#### Directions
Extract each line of the records below that contains the word "this".
— START Available records —
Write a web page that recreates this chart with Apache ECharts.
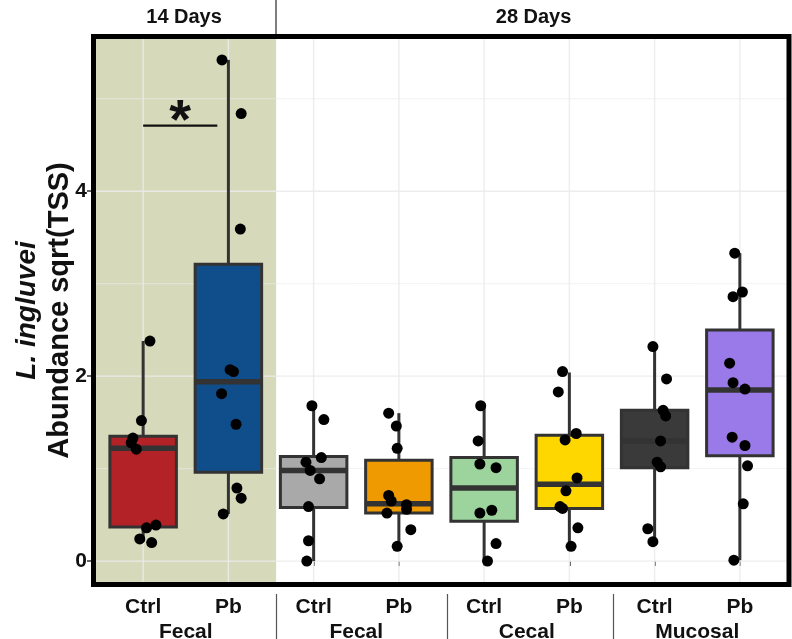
<!DOCTYPE html>
<html><head><meta charset="utf-8">
<script src="https://cdn.jsdelivr.net/npm/echarts@6/dist/echarts.min.js"></script>
<style>html,body{margin:0;padding:0;background:#fff}#c{width:792px;height:639px}</style>
</head><body><div id="c"></div>
<script>
// ---------- data ----------
const groupLabels = ['Ctrl','Pb','Ctrl','Pb','Ctrl','Pb','Ctrl','Pb'];
const tissueLabels = ['Fecal','Fecal','Cecal','Mucosal'];
const dayLabels = ['14 Days','28 Days'];
const yTicks = [0, 2, 4];
// box summaries: [lower whisker, Q1, median, Q3, upper whisker]
const boxStats = [
  [0.21, 0.37, 1.22, 1.35, 2.38],
  [0.51, 0.96, 1.94, 3.21, 5.42],
  [0.00, 0.58, 0.98, 1.13, 1.68],
  [0.15, 0.52, 0.62, 1.09, 1.60],
  [0.00, 0.43, 0.79, 1.12, 1.67],
  [0.16, 0.57, 0.83, 1.36, 2.04],
  [0.21, 1.01, 1.30, 1.63, 2.33],
  [0.01, 1.14, 1.85, 2.50, 3.33]
];
// observations per group (value) and their horizontal jitter (category units)
const ctrl14Fecal = [2.38, 1.52, 1.33, 1.28, 1.21, 0.39, 0.36, 0.24, 0.20];
const ctrl14FecalJit = [0.08, -0.02, -0.12, -0.14, -0.08, 0.15, 0.04, -0.04, 0.10];
const pb14Fecal = [5.42, 4.84, 3.59, 2.07, 2.05, 1.81, 1.48, 0.79, 0.68, 0.51];
const pb14FecalJit = [-0.075, 0.15, 0.14, 0.02, 0.06, -0.08, 0.09, 0.10, 0.15, -0.06];
const ctrl28Fecal = [1.68, 1.53, 1.12, 1.07, 0.98, 0.89, 0.59, 0.22, 0.00];
const ctrl28FecalJit = [-0.02, 0.12, 0.09, -0.09, -0.04, 0.07, -0.06, -0.06, -0.08];
const pb28Fecal = [1.60, 1.46, 1.22, 0.71, 0.65, 0.61, 0.56, 0.52, 0.34, 0.16];
const pb28FecalJit = [-0.12, -0.03, -0.02, -0.12, -0.09, 0.09, 0.09, -0.14, 0.14, -0.02];
const ctrl28Cecal = [1.68, 1.30, 1.05, 1.01, 0.55, 0.52, 0.19, 0.00];
const ctrl28CecalJit = [-0.04, -0.07, -0.05, 0.14, 0.09, -0.05, 0.14, 0.04];
const pb28Cecal = [2.05, 1.83, 1.38, 1.31, 0.90, 0.76, 0.59, 0.57, 0.36, 0.16];
const pb28CecalJit = [-0.08, -0.13, 0.08, -0.05, 0.09, -0.04, -0.11, -0.08, 0.10, 0.02];
const ctrl28Mucosal = [2.32, 1.97, 1.63, 1.57, 1.30, 1.07, 1.02, 0.35, 0.21];
const ctrl28MucosalJit = [-0.02, 0.14, 0.10, 0.13, 0.07, 0.03, 0.07, -0.08, -0.02];
const pb28Mucosal = [3.33, 2.91, 2.86, 2.14, 1.93, 1.86, 1.34, 1.25, 1.03, 0.62, 0.01];
const pb28MucosalJit = [-0.06, 0.03, -0.08, -0.12, -0.08, 0.06, -0.09, 0.06, 0.09, 0.04, -0.07];
// significance annotation between groups 1 and 2
const sigSpan = [1.0, 1.87];
const sigLevel = 4.71;
const sigText = '*';

// ---------- styles ----------
const boxColors = ['#B22226','#104E8B','#A9A9A9','#EE9A00','#9DD49D','#FFD700','#3A3A3A','#9A79E8'];
const FONT = '"Liberation Sans",Arial,sans-serif';
const XMIN = 0.4, XMAX = 8.6, YMIN = -0.28, YMAX = 5.70;
const SHADE_END = 2.56;            // end of 14-day shading / facet split
const GROUP_SEP = [2.56, 4.565, 6.52];

const obs = [ctrl14Fecal, pb14Fecal, ctrl28Fecal, pb28Fecal, ctrl28Cecal, pb28Cecal, ctrl28Mucosal, pb28Mucosal];
const jit = [ctrl14FecalJit, pb14FecalJit, ctrl28FecalJit, pb28FecalJit, ctrl28CecalJit, pb28CecalJit, ctrl28MucosalJit, pb28MucosalJit];
const points = [];
obs.forEach((arr, g) => arr.forEach((v, i) => points.push([g + 1 + jit[g][i], v])));

const catPos = groupLabels.map((_, i) => i + 1);
const minorY = [1, 3, 5];

const chart = echarts.init(document.getElementById('c'), null, {renderer: 'canvas'});

function bgRender(params, api) {
  const children = [];
  const tl = api.coord([XMIN, YMAX]);
  const br = api.coord([SHADE_END, YMIN]);
  children.push({type: 'rect', shape: {x: tl[0], y: tl[1], width: br[0] - tl[0], height: br[1] - tl[1]},
    style: {fill: '#D6DABB'}});
  const x0 = api.coord([XMIN, 0])[0], x1 = api.coord([XMAX, 0])[0];
  const yTop = api.coord([1, YMAX])[1], yBot = api.coord([1, YMIN])[1];
  minorY.forEach(v => { const y = api.coord([1, v])[1];
    children.push({type: 'line', shape: {x1: x0, y1: y, x2: x1, y2: y}, style: {stroke: 'rgba(235,235,235,0.8)', lineWidth: 0.8}}); });
  yTicks.forEach(v => { const y = api.coord([1, v])[1];
    children.push({type: 'line', shape: {x1: x0, y1: y, x2: x1, y2: y}, style: {stroke: 'rgba(235,235,235,0.9)', lineWidth: 1.4}}); });
  catPos.forEach(v => { const x = api.coord([v, 0])[0];
    children.push({type: 'line', shape: {x1: x, y1: yTop, x2: x, y2: yBot}, style: {stroke: 'rgba(235,235,235,0.9)', lineWidth: 1.4}}); });
  return {type: 'group', children};
}

function boxRender(params, api) {
  const g = params.dataIndex;
  const s = boxStats[g];
  const c = g + 1, hw = 0.39;
  const lo = api.coord([c, s[0]]), q1 = api.coord([c, s[1]]), md = api.coord([c, s[2]]),
        q3 = api.coord([c, s[3]]), hi = api.coord([c, s[4]]);
  const left = api.coord([c - hw, s[1]])[0], right = api.coord([c + hw, s[1]])[0];
  const stroke = '#333333';
  return {type: 'group', children: [
    {type: 'line', shape: {x1: lo[0], y1: lo[1], x2: q1[0], y2: q1[1]}, style: {stroke, lineWidth: 3}},
    {type: 'line', shape: {x1: q3[0], y1: q3[1], x2: hi[0], y2: hi[1]}, style: {stroke, lineWidth: 3}},
    {type: 'rect', shape: {x: left, y: q3[1], width: right - left, height: q1[1] - q3[1]},
      style: {fill: boxColors[g], stroke, lineWidth: 3}},
    {type: 'line', shape: {x1: left, y1: md[1], x2: right, y2: md[1]}, style: {stroke, lineWidth: 5.5}}
  ]};
}

function sigRender(params, api) {
  const a = api.coord([sigSpan[0], sigLevel]), b = api.coord([sigSpan[1], sigLevel]);
  return {type: 'group', children: [
    {type: 'line', shape: {x1: a[0], y1: a[1], x2: b[0], y2: b[1]}, style: {stroke: '#111', lineWidth: 2.2}},
    {type: 'text', x: (a[0] + b[0]) / 2, y: a[1] - 31, style: {text: sigText, fill: '#111', fontSize: 56,
      fontWeight: 'bold', fontFamily: FONT, align: 'center', verticalAlign: 'top'}}
  ]};
}

const xBase = {type: 'value', min: XMIN, max: XMAX, gridIndex: 0, splitLine: {show: false},
  axisLine: {show: false}};

const option = {
  animation: false,
  backgroundColor: '#ffffff',
  grid: {left: 92, top: 34, right: 1, bottom: 52, containLabel: false, outerBoundsMode: 'none'},
  xAxis: [
    Object.assign({}, xBase, {position: 'bottom',
      axisTick: {show: true, customValues: catPos, length: 5, lineStyle: {color: '#333', width: 1.5}},
      axisLabel: {customValues: catPos, formatter: v => groupLabels[Math.round(v) - 1],
        fontFamily: FONT, fontWeight: 'bold', fontSize: 21, color: '#111', margin: 10}}),
    Object.assign({}, xBase, {position: 'bottom', offset: 25,
      axisTick: {show: false},
      axisLabel: {customValues: [1.5, 3.5, 5.5, 7.5], formatter: v => tissueLabels[Math.round((v - 1.5) / 2)],
        fontFamily: FONT, fontWeight: 'bold', fontSize: 21, color: '#111', margin: 10}}),
    Object.assign({}, xBase, {position: 'bottom', offset: 7,
      axisTick: {show: true, customValues: GROUP_SEP, length: 50, lineStyle: {color: '#555', width: 1.2}},
      axisLabel: {show: false}}),
    Object.assign({}, xBase, {position: 'top',
      axisTick: {show: true, customValues: [SHADE_END], length: 36, lineStyle: {color: '#555', width: 1.5}},
      axisLabel: {customValues: [(XMIN + SHADE_END) / 2, (SHADE_END + XMAX) / 2],
        formatter: v => v < SHADE_END ? dayLabels[0] : dayLabels[1],
        fontFamily: FONT, fontWeight: 'bold', fontSize: 20, color: '#111', margin: 7}})
  ],
  yAxis: {type: 'value', min: YMIN, max: YMAX, splitLine: {show: false}, axisLine: {show: false},
    axisTick: {show: true, customValues: yTicks, length: 5, lineStyle: {color: '#333', width: 1.5}},
    axisLabel: {customValues: yTicks, fontFamily: FONT, fontWeight: 'bold', fontSize: 21, color: '#111', margin: 5},
    name: '{a|L. ingluvei}\n{b|Abundance sqrt(TSS)}',
    nameLocation: 'middle', nameGap: 17, nameRotate: 90, nameMoveOverlap: false,
    nameTextStyle: {align: 'center', rich: {
      a: {fontFamily: FONT, fontStyle: 'italic', fontWeight: 'bold', fontSize: 28, lineHeight: 33, color: '#111'},
      b: {fontFamily: FONT, fontWeight: 'bold', fontSize: 29, lineHeight: 31, color: '#111'}}}
  },
  series: [
    {type: 'custom', z: 1, silent: true, renderItem: bgRender, data: [[1, 0]], xAxisIndex: 0, yAxisIndex: 0},
    {type: 'custom', z: 3, silent: true, renderItem: boxRender, data: boxStats.map((s, i) => [i + 1, s[2]]), xAxisIndex: 0, yAxisIndex: 0},
    {type: 'scatter', z: 4, silent: true, data: points, symbolSize: 11, itemStyle: {color: '#000', opacity: 1}, xAxisIndex: 0, yAxisIndex: 0},
    {type: 'custom', z: 5, silent: true, renderItem: sigRender, data: [[1.5, sigLevel]], xAxisIndex: 0, yAxisIndex: 0}
  ],
  graphic: [{type: 'rect', z: 100, silent: true, shape: {x: 93.5, y: 36.5, width: 695.5, height: 548},
    style: {fill: 'none', stroke: '#000', lineWidth: 5}}]
};
chart.setOption(option);
</script>
</body></html>
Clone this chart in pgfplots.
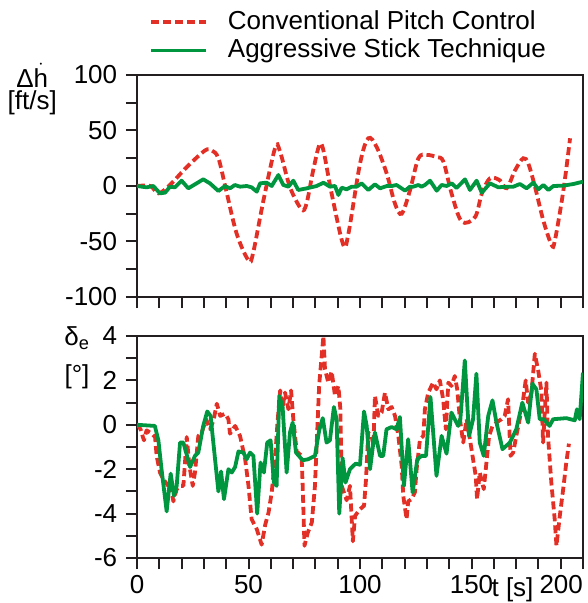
\documentclass[border=0pt]{standalone}
\usepackage{fontspec}
\setmainfont{Liberation Sans}
\usepackage{pgfplots}
\usepackage{pgfplotstable}
\pgfplotsset{compat=1.18}
\definecolor{cred}{RGB}{226,48,38}
\definecolor{cgreen}{RGB}{0,150,64}
\definecolor{caxis}{RGB}{35,31,32}

\pgfplotstableread{
t v
0 0
6 0
9.6 -6.6
14.8 1
22.3 17
30.5 32
33.5 32
36.5 25
40 -4
44.7 -43
50 -67
52 -61
56.7 -13
61.9 34
64 32
68.6 -1
73.8 -21
76 -16
79 14
81.8 37
83.6 32
87.3 -7
92.5 -53
94.8 -43
100 20
103.7 43
107.5 35
112 11
115.7 -16
118.7 -25
122.4 -4
126.2 25
129.9 28
134.4 26
137.4 22
141.1 -7
145.6 -32
151.6 -28
154.6 -7
158.3 7
162.8 5
165.8 -2
169.5 14
173.2 25
175.5 20
178.5 -1
182.2 -31
185.9 -53
187.4 -49
191.2 -4
194.2 43
}\topred

\pgfplotstableread{
t v
0 0
4.3 -1.2
7.3 0
10.3 -6.6
12.6 -6
14.8 -0.6
17.0 -1.2
20.0 4.8
23.0 -2.1
29.7 6
32.7 2.4
36.5 -4.5
39.5 0
41.7 -2.1
43.9 0.9
46.2 -0.6
49.2 0
51.4 -1.2
53.7 -5.1
55.2 2.4
58.1 3
60.4 0
63.4 9.9
65.6 0.9
67.9 -0.6
70.1 4.8
72.3 -3.6
76.1 -2.1
80.6 0
83.6 3
86.5 -0.6
88.8 0
90.3 -8.1
91.8 -1.5
94.0 -3
96.3 -0.6
98.5 -0.6
100.7 2.4
103.7 -3.6
106.7 1.5
109.0 -2.1
112.0 0
114.2 0
116.4 0.9
120.2 -4.2
122.4 -0.6
123.9 -0.6
126.2 0.9
127.6 -0.6
129.1 0.9
131.4 4.8
134.4 -4.2
136.6 0.9
138.9 0
141.1 2.4
143.3 -1.8
147.1 6
149.3 -3.6
152.3 4.8
154.6 -6
158.3 2.4
162.0 -1.2
165.8 -0.6
168.8 -0.6
171.7 1.8
174.7 -2.1
177.7 3
180.0 -3
182.2 0.9
184.5 -3.6
186.7 0
191.2 0.3
195.7 1.8
200 3.9
}\topgreen

\pgfplotstableread{
t v
0 0.03
1.6 -0.2
3.1 -0.7
4.3 -0.25
6.6 -0.4
8.1 -0.55
8.8 -1.4
10.3 -2.15
11.8 -2.45
14 -2.75
14.8 -2.6
16.3 -3.45
17.8 -2.9
19.3 -2.75
20.8 -2.75
22.3 -0.55
23.5 -1.85
25 -2.75
26 -2.15
27.5 -0.5
29 -0.35
31 0.25
32.8 -0.2
34.3 0.2
35.8 0.95
37.3 0.4
39.5 0.5
41 0.25
41.7 -0.4
44 -0.05
46.2 -0.5
48.5 -1.55
50 -2.75
51.4 -4.25
53.7 -4.7
55.9 -5.4
57.5 -4.5
59 -3.95
60.4 -3.05
61.9 -1.55
63 0.1
64.2 1.55
65.3 0.8
66.4 1.45
67.9 0.7
69.1 1.55
70.1 0.25
71.6 -1.2
73.8 -1.4
74.3 -2.75
75.1 -5.45
76.6 -4.85
78.4 -4.4
79.8 -2.75
81.7 1.8
83.6 4
84.3 2.5
85.8 1.9
87.3 2.4
88.8 1.3
90.3 1.75
91.2 0.7
91.8 -2.75
94 -3.4
95.5 -2.75
96.8 -5.25
97.8 -4.1
100 -3.8
101.8 -3.65
102.7 -2.45
103.7 -0.35
105.2 -0.5
106 -0.95
106.7 1.3
108.2 0.4
109.7 0.55
111.2 1.45
112.7 0.7
114.2 0.8
115.7 0.4
117.2 -0.5
118.7 -1.85
119.4 -3.2
120.9 -4.25
121.6 -3.45
123.1 -3.35
124.6 -3.05
125.4 -2
126.9 -0.65
128.4 -0.5
129.1 0.7
130.6 1.45
132.8 1.9
134.3 1.6
135.8 2
137.3 1.15
138.5 -0.2
139.6 1.9
141 1.75
142.5 2.2
143.6 1.6
144.8 0.25
146.3 -0.8
147.8 0.25
149.3 -0.65
150.7 -1.55
151.9 -2.3
152.5 -3.35
153.7 -2.15
155.5 -2.9
156.7 -1.7
157.9 -0.5
159.4 -0.05
161.2 0.1
163.4 0.25
164.9 0.4
166.4 1.15
167.5 -1.4
168.7 -1.25
170.1 -0.5
171.6 0.25
173.1 1.1
174.3 2
175.4 1
176.9 1.45
178.4 3.2
179.9 2.45
181.3 1.55
182.1 -0.8
183.6 1.9
184.3 -0.5
185.8 -2.6
187.3 -4.25
188.1 -5.45
189.6 -4.1
191.3 -2.75
192.5 -1.7
193.7 -0.85
}\botred

\pgfplotstableread{
t v
0 0
8 -0.05
9.6 -0.7
11 -2
13.3 -3.9
15.1 -2.2
16.6 -3.2
17.8 -2.75
19.3 -0.8
20.8 -0.8
23.8 -1.9
26 -1.4
27.5 -1.25
29.7 -0.05
31.5 0.6
33 0.4
35 -1.55
36.5 -3
37.7 -2.1
39 -3.35
41 -2
42.5 -2.15
44 -1.9
45.5 -1.2
47.7 -1.25
49.2 -1.55
50.7 -1.25
52.2 -1.4
53.9 -4
55.4 -1.7
56.9 -2.15
58.4 -0.8
59.9 -0.7
61.4 -2.6
62.6 -2.75
63.8 1.3
65.3 0.8
67.1 -2.15
68.6 -0.35
69.8 0.1
71.3 -1.25
74.3 -1.6
76.8 -1.55
79.8 -1.4
81.7 -0.25
83.3 0.3
85 -0.8
86.5 -0.7
88.3 0.8
89.5 0.25
90.7 -4
92.2 -1.5
93.5 -2.6
95.5 -2.0
98 -1.75
100 -1.8
101.8 0.6
103 -0.05
104.5 -2
106 -0.8
106.7 -0.35
109 -1.4
110.4 -1.4
111.9 -0.2
114.2 -0.1
116.4 -0.2
117.9 0.35
119.7 -2.75
121.6 -0.65
123.6 -3.05
125.7 -1.55
127.6 -1.4
129.6 -1.4
131.6 1.25
134.3 -2.3
136.6 -0.5
138.8 -1.3
141 0.55
144 -0.05
145 0.25
147 2.9
148.9 -0.5
150.7 0.25
152.2 2.3
153.7 -0.8
155.5 -1.4
157.5 0.4
159.4 1.1
161.2 0.1
163.9 -1.1
167.2 -0.8
170.1 -0.2
172.8 1
175.4 0.1
177.3 1.85
179.1 1.6
180.6 0.25
182.4 0.25
185 -0.05
186.6 0.25
192.5 0.3
196.3 0.2
197.3 0.7
198.5 0.25
200 2.35
}\botgreen

\begin{document}
\fontsize{26}{31}\selectfont
\begin{tikzpicture}
\useasboundingbox (0,0) rectangle (587pt,603pt);
\pgfplotsset{
  myax/.style={
    scale only axis, width=446pt, height=222pt,
    xmin=0, xmax=200,
    clip mode=individual,
    axis line style={line width=2pt, caxis},
    every tick/.style={line width=2pt, caxis},
    tick align=outside, major tick length=11pt, minor tick length=11pt,
    tick pos=left,
    xtick={0,50,100,150,200}, minor x tick num=4,
    /pgf/number format/assume math mode=true,
    tick label style={font=\fontsize{26}{31}\selectfont},
    xticklabel shift=-3pt,
    anchor=south west,
  },
  redl/.style={cred, line width=3.8pt, dash pattern=on 8pt off 4pt},
  greenl/.style={cgreen, line width=3.8pt},
}
\begin{axis}[myax, at={(137pt,306pt)},
  ymin=-100, ymax=100, ytick={-100,-50,0,50,100}, minor y tick num=1,
  xticklabels={},
  legend style={draw=none, fill=none, at={(axis description cs:0.02,1.31)}, anchor=north west,
    font=\fontsize{26}{31}\selectfont, row sep=2pt,
    /tikz/every odd column/.append style={column sep=18pt}},
  legend cell align=left,
  legend image code/.code={\draw[#1] (0pt,0pt) -- (55pt,0pt);},
]
\addplot[redl, smooth, tension=0.55] table[x=t,y=v] {\topred};
\addlegendentry{Conventional Pitch Control}
\addplot[greenl, line join=round] table[x=t,y=v] {\topgreen};
\addlegendentry{Aggressive Stick Technique}
\node[inner sep=0pt] at (axis description cs:-0.235,1.0) {Δ$\dot{\hbox{h}}$};
\node[inner sep=0pt] at (axis description cs:-0.235,0.875) {[ft/s]};
\end{axis}
\begin{axis}[myax, at={(137pt,45pt)},
  ymin=-6, ymax=4, ytick={-6,-4,...,4}, minor y tick num=1,
  xticklabels={0,50,100,150,\makebox[87pt][l]{200}},
]
\addplot[redl, line join=round] table[x=t,y=v] {\botred};
\addplot[greenl, line join=round] table[x=t,y=v] {\botgreen};
\node[inner sep=0pt] at (axis description cs:-0.1345,0.99) {δ\textsubscript{e}};
\node[inner sep=0pt] at (axis description cs:-0.1345,0.815) {[°]};
\node[anchor=base] at (axis description cs:0.842,-0.172) {t [s]};
\end{axis}
\end{tikzpicture}
\end{document}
— END Available records —
#### Worked answer
Write a web page that recreates this chart with Apache ECharts.
Clone this chart in pgfplots.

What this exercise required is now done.